The Gunslinger (Re)born

The Dark Tower: The Gunslinger BornThe Dark Tower: The Gunslinger Born by Robin Furth

It’s been a while since I read the Dark Tower novels, but I was immensely impressed with the style and narrative of the first Dark Tower graphic novel. I don’t read much in the way of graphic novels, but I’m familiar with some of Peter David’s novels–yes, including the Star Trek ones–and figured the story couldn’t be too bad if he was involved in the adaptation of the series.

If the comic deviated mildly from the series in feel or details, I probably didn’t notice. I did definitely appreciate the faster and more consistent pacing over the novels. I wish the novels had been written with similar pacing.

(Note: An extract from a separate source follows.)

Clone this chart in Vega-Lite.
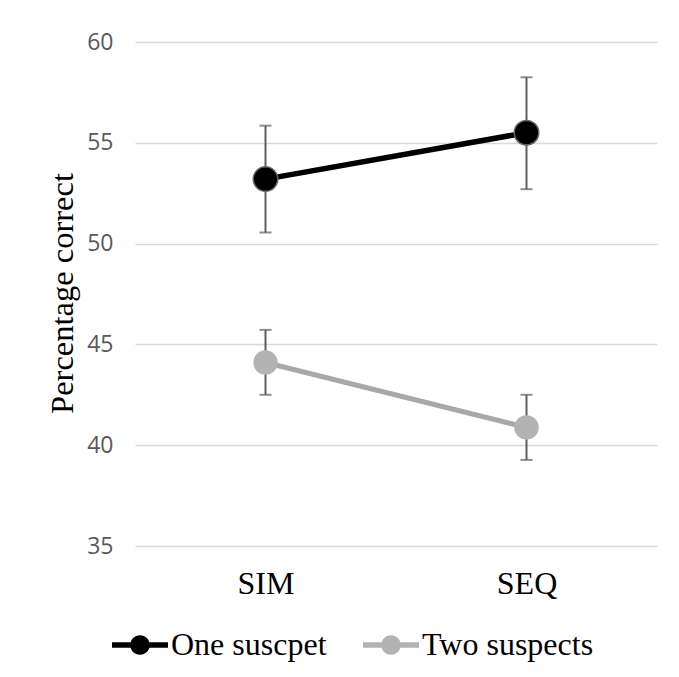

The art hooked me first as I flipped through the book in the library. Lots of dark colors, lots of dramatic posing, and lots of glinty eyes. A bit over the top, but hell, it’s a comic. If it’d been more drab it’d have been too true to the novels. It was all gorgeous and gory and fitting with my imaginings of young Roland. The art also stayed marvelously consistent throughout this book–omnibuses are jarring when different artists were pulled in for individual issues.

The narration was the next big thing to hold my attention. Also a little over the top with the dialect, but it was more cute than annoying, and managed to not be confusing.

I enjoyed the presence of Alain and Cuthbert (who I barely remembered from the books), but the women other than Rhea were disappointing. Roland’s mother was a static Gothic figure, nothing more than a stricken-looking pawn between Roland and Marten. Susan… I hate to even get started on her. Her one flash of personality came when she threatened Roland with a knife, after which she went right back to being a whiny, powerless character. I can only hope she grows more personality as the series continues.

And yeah, I’m definitely getting my hands on the other collections in the series.